Simon Dodd, Management and Marketing Consultant

Let’s face facts – running a business can and should be extremely satisfying, but it can also be harrowing and very lonely. And when many of us first get into those leadership roles, it is all too easy to think that is it sign of weakness to admit you need help. It isn’t.

I am lucky enough to have received wonderful mentoring support over the years and now I enjoy using my experience and energy to support others. There really is no better feeling than seeing a MD or CEO enjoying their role and making the right decisions and being a decisive and strong leader.

So how did it work for me, and how do I use that to help others?

I believe it is all built on trust. The person who you are supporting, or is supporting you, needs to trust you to be open with you. They need to want to freely admit their anxieties and concerns, even fears. And you need to trust them to take your feedback and advice at face value. I remember the first time my mentor many years ago asked me a really incisive and hard question, and in that moment, I decided to answer truthfully. The sense of relief was huge. And I could see they respected my candour. From that moment we had a strong and open relationship.

Without two-way trust, this never works properly.

So how do you get to that point? You need to work hard to build mutual respect and understanding. The mentor must quickly prove that they recognise many of the situations and often use anecdotes to make that connection and give that reassurance. They must also quickly prove that they will stand up to the client, “the boss”, and if they disagree, say so, and explain why.
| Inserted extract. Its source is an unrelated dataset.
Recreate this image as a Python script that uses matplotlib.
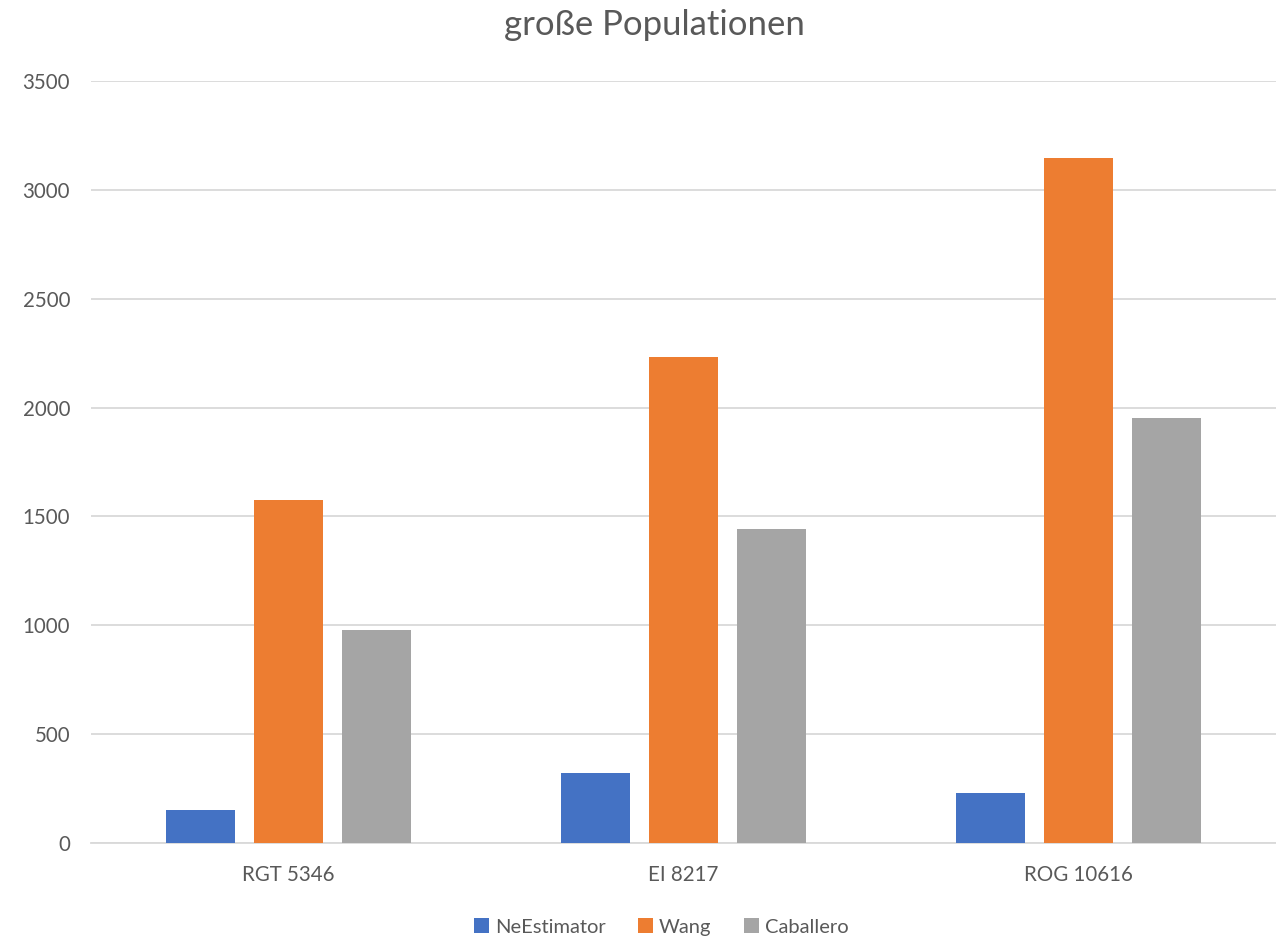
import numpy as np
import matplotlib.pyplot as plt

plt.rcParams['font.family'] = ['Lato', 'DejaVu Sans']

categories = ['RGT 5346', 'EI 8217', 'ROG 10616']
series_names = ['NeEstimator', 'Wang', 'Caballero']
ne_estimator = [150, 323, 228]
wang = [1574, 2230, 3145]
caballero = [980, 1440, 1954]
colors = ['#4472C4', '#ED7D31', '#A5A5A5']

text_col = '#595959'
grid_col = '#D9D9D9'

fig = plt.figure(figsize=(12.76, 9.44), dpi=100)
ax = fig.add_axes([0.0713, 0.107, 0.9287, 0.8072])

x = np.arange(len(categories))
step = 0.2225
width = 0.1745
for i, (name, vals) in enumerate(zip(series_names, [ne_estimator, wang, caballero])):
    ax.bar(x + (i - 1) * step, vals, width=width, color=colors[i], label=name, zorder=3)

ax.set_xlim(-0.5, 2.5)
ax.set_ylim(0, 3500)
ax.set_yticks(np.arange(0, 3501, 500))
ax.set_xticks(x)
ax.set_xticklabels(categories)
ax.yaxis.grid(True, color=grid_col, linewidth=1.3, zorder=0)
ax.tick_params(axis='both', length=0, labelsize=14.8, colors=text_col)
ax.tick_params(axis='x', pad=15.5)
ax.tick_params(axis='y', pad=15)
for side in ['left', 'right', 'top']:
    ax.spines[side].set_visible(False)
ax.spines['bottom'].set_color(grid_col)
ax.spines['bottom'].set_linewidth(1.3)

fig.text(0.513, 0.973, 'große Populationen', ha='center', va='center',
         fontsize=25, color=text_col)

fig.legend(loc='center', bbox_to_anchor=(0.518, 0.018), ncol=3, frameon=False,
           fontsize=14.5, labelcolor=text_col, handlelength=0.75, handleheight=0.75,
           handletextpad=0.3, columnspacing=1.6)

fig.savefig('out.png', dpi=100)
At the same time, the mentor must learn all about the agency. Their Due Diligence must be deep and wide - they make a big effort to, yes, get the know the leadership team, but also the junior people in the team. The mentor must always have a broad and vivid view on the talent in the agency, as well as the mood.

I also strongly believe that the right mentor is always there.

A NED is a key part of a team but is usually less hands-on and has more structured time with the agency or its leaders. I think if someone really needs to talk on a Sunday morning, that is fine. They should not feel they are encroaching. If it is that important to them to talk on that Sunday morning, they must know the mentor is fine to talk. Mentoring is 7 days a week.

All of this may be pretty obvious so far, but there is one additional asset that I believe every mentor must bring to a relationship to make it really fly. They must be prepared to roll their sleeves up when the boss and agency need it.  I’ll give you an example – an agency where I was CEO was on a huge, fortunes-altering, pitch and we knew we hadn’t cracked it. Because we didn’t have someone who could bring an external macro view on the evolving role of agencies. My mentor offered to step in. Did all the hard graft with the rest of us – the all-nighters, etc., and even did the pitch. And yes, we won it!

And one last thing – the fit has to be right. Really right. A mentor might look great on paper and have all the empathy and interpersonal skills you need. But do they relax you, do they excite you, do they inspire you, do they reassure you? The right ones do. So, don’t be afraid after a few weeks to take stock and if it isn’t feeling deeply right, or your doubts are growing, call it quits.

I’d finally like to say that as well as all the great stuff that the right mentors have done for me, and I hope I have done for the MDs, CEOs, and leadership teams that I’ve supported over the years, I now have several enduring friendships.

People I’m no longer involved with, but we still have a great close relationship. Mutual respect and friendships for life. And all to initially achieve commercial ends. What could be better.

Get yourself the right mentor. It will make a huge difference to you and your agency.